# Can I Claim Points for Qualification Assessment Exemption?



## dungrani (Sep 7, 2012)

Dear Expat Members,

My Qualification is: Bachelor of Engineering (From Gujarat University - India). I have Completed my BE in year 2009.

According to India (26/09/2011) till Date: (26/09/2011)
*Institution:* Gujarat University, Navrangpura, Ahmedabad, Gujarat
*Qualification Awarded from:* 2007: B, BDS, BE, BPharm, LLB, LLM, MA, MBA, MBBS, MCA, MCom, MD, MDS, ME, MEd, MPharm, MSc and PhD

My Degree was under exemption list as at that point in time Gujarat University was part of the list. Now its removed -http://www.immigration.govt.nz/opsmanual/45790.htm

So my question is - Would I be eligible to get 50 points as I graduated in June 2009? (when my institute was on list) or I can't claim for it as its removed from the current list.

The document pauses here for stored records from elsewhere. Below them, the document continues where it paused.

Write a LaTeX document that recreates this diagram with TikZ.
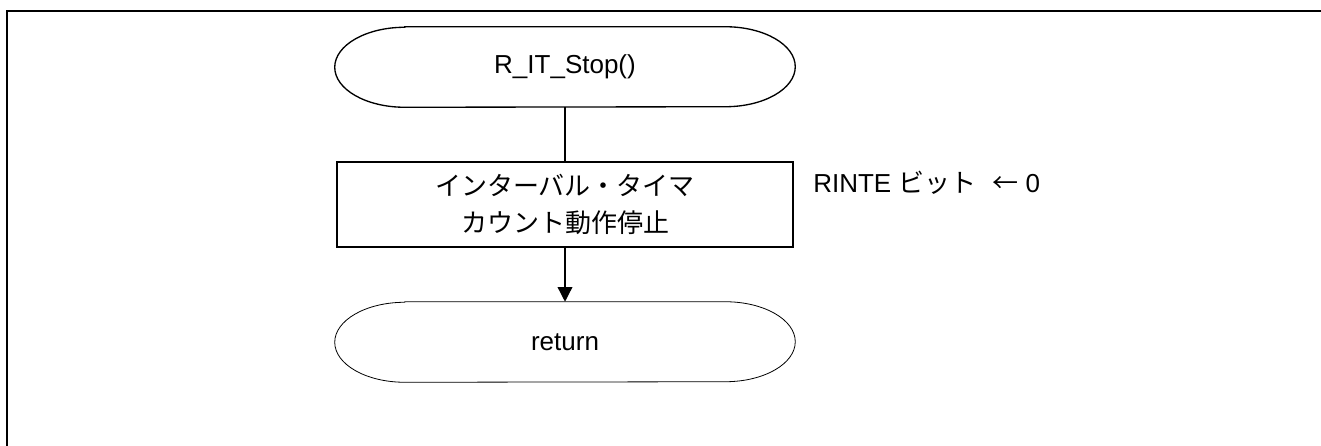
\documentclass[tikz,border=0pt]{standalone}
\usepackage{fontspec}
\setmainfont{Liberation Sans}
\newfontfamily\jp{Noto Sans CJK JP}
\usetikzlibrary{arrows.meta}
\newcommand\termshape[2]{%
  \draw[line width=#2] ([xshift=52.5pt]#1.north west) -- ([xshift=-52.5pt]#1.north east)
    arc[start angle=90,end angle=-90,x radius=52.5pt,y radius=30pt]
    -- ([xshift=52.5pt]#1.south west)
    arc[start angle=270,end angle=90,x radius=52.5pt,y radius=30pt] -- cycle;}
\begin{document}
\begin{tikzpicture}[x=0.75pt,y=-0.75pt,
  font=\fontsize{19.5}{27.75}\selectfont,
  term/.style={minimum width=345pt, minimum height=60pt, inner sep=0pt},
  procbox/.style={draw, line width=1pt, minimum width=342pt, minimum height=63.75pt,
    align=center, inner sep=0pt, font=\fontsize{19.5}{27.75}\selectfont\jp},
  conn/.style={line width=1pt},
  arr/.style={line width=1pt, -{Triangle[length=11pt,width=11pt]}}
]
\useasboundingbox (0,0) rectangle (1321,446);
\draw[line width=2pt] (7,450) -- (7,11) -- (1325,11);
\node[term] (start) at (565,67) {R\_IT\_Stop()};
\termshape{start}{1pt}
\node[procbox] (proc) at (565,204.5) {インターバル・タイマ\\カウント動作停止};
\node[term] (ret) at (565,342) {return};
\termshape{ret}{0.6pt}
\node[anchor=base west, inner sep=0pt] (note) at (813,192) {RINTE {\jp ビット}\hspace{12pt}{\jp ←} 0};
\draw[conn] (start) -- (proc);
\draw[arr] (proc) -- (ret);
\end{tikzpicture}
\end{document}
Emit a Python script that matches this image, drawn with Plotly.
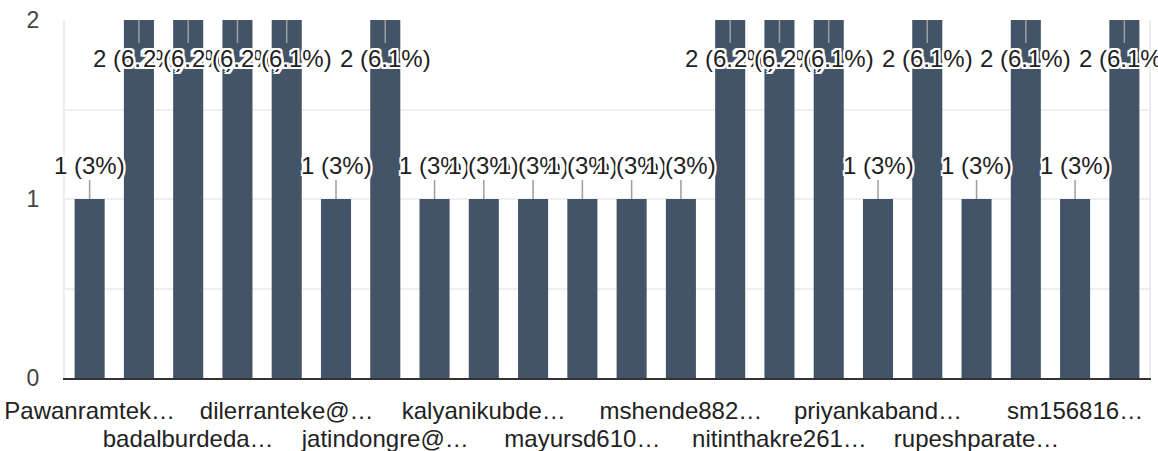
import plotly.graph_objects as go

# Responses per respondent (22 bars, every other one is labelled on the axis)
counts = [1, 2, 2, 2, 2, 1, 2, 1, 1, 1, 1, 1, 1, 2, 2, 2, 1, 2, 1, 2, 1, 2]
percent_labels = ["3%", "6.2%", "6.2%", "6.2%", "6.1%", "3%", "6.1%", "3%", "3%", "3%", "3%",
                  "3%", "3%", "6.2%", "6.2%", "6.1%", "3%", "6.1%", "3%", "6.1%", "3%", "6.1%"]

# Axis labels shown under the bars (two staggered rows)
row1_pos = [0, 4, 8, 12, 16, 20]
row1_labels = ["Pawanramtek…", "dilerranteke@…", "kalyanikubde…", "mshende882…",
               "priyankaband…", "sm156816…"]
row2_pos = [2, 6, 10, 14, 18]
row2_labels = ["badalburdeda…", "jatindongre@…", "mayursd610…", "nitinthakre261…",
               "rupeshparate…"]

y_ticks = [0, 0.5, 1, 1.5, 2]
y_ticktext = ["0", "", "1", "", "2"]

bar_color = "#435469"
font_family = "Liberation Sans, Arial, sans-serif"
halo = ("2px 0 0 white, -2px 0 0 white, 0 2px 0 white, 0 -2px 0 white, "
        "2px 2px 0 white, -2px -2px 0 white, 2px -2px 0 white, -2px 2px 0 white")

x = list(range(len(counts)))

fig = go.Figure()
fig.add_trace(go.Bar(x=x, y=counts, marker=dict(color=bar_color, line=dict(width=0)),
                     hoverinfo="skip", showlegend=False))
# invisible helper so the second label row (xaxis2) gets drawn
fig.add_trace(go.Scatter(x=row2_pos, y=[0] * len(row2_pos), xaxis="x2", mode="markers",
                         marker=dict(opacity=0), hoverinfo="skip", showlegend=False))

# value labels with leader lines
for i, (v, p) in enumerate(zip(counts, percent_labels)):
    fig.add_annotation(
        x=i, y=v, xref="x", yref="y",
        text=f"{v} ({p})",
        showarrow=True, arrowhead=0, arrowwidth=1.5, arrowcolor="#9e9e9e",
        ax=0, ay=-34 if v < 2 else 38, standoff=0,
        font=dict(family=font_family, size=24, color="#222222", shadow=halo),
    )

fig.update_layout(
    width=1158, height=451,
    margin=dict(l=65, r=9, t=20, b=73),
    paper_bgcolor="white", plot_bgcolor="white",
    bargap=0.39,
    font=dict(family=font_family),
    xaxis=dict(
        range=[-0.5, len(counts) - 0.5],
        tickmode="array", tickvals=row1_pos, ticktext=row1_labels,
        tickfont=dict(size=24, color="#222222"),
        ticklabelstandoff=10, automargin=False,
        showgrid=False, zeroline=False,
        showline=True, linecolor="#333333", linewidth=2,
    ),
    xaxis2=dict(
        range=[-0.5, len(counts) - 0.5],
        overlaying="x", anchor="y", side="bottom",
        tickmode="array", tickvals=row2_pos, ticktext=row2_labels,
        tickfont=dict(size=24, color="#222222"),
        ticklabelstandoff=44, automargin=False,
        showgrid=False, zeroline=False, showline=False,
    ),
    yaxis=dict(
        range=[0, 2],
        tickmode="array", tickvals=y_ticks, ticktext=y_ticktext,
        tickfont=dict(size=23, color="#444444"),
        ticklabelstandoff=19, automargin=False,
        showgrid=True, gridcolor="#efefef", gridwidth=1.5,
        zeroline=False,
        showline=True, linecolor="#ececec", linewidth=2, mirror=True,
    ),
)

# drop the default 8px page margin so the figure fills the window
fig.write_html("out.html", config={"displayModeBar": False},
               post_script="document.body.style.margin='0';")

Would it be mandatory for me to go to NZQA for my Qualification Assessment?

Please Suggest.


----------



## kumarvithya (Feb 23, 2013)

hello dungrani,
Since your university is not under the exception list, u need to apply for NZQA. 
We have to consider the new policy and not the obsolete one. so even though your university was on the list of the previous amendment, you can not consider.
Hope this helps.

all the best for NZQA.


----------



## dungrani (Sep 7, 2012)

Thanks Kumarvitya,

Can you please brief me about NZQA and What are the charges for ICT qualification?


----------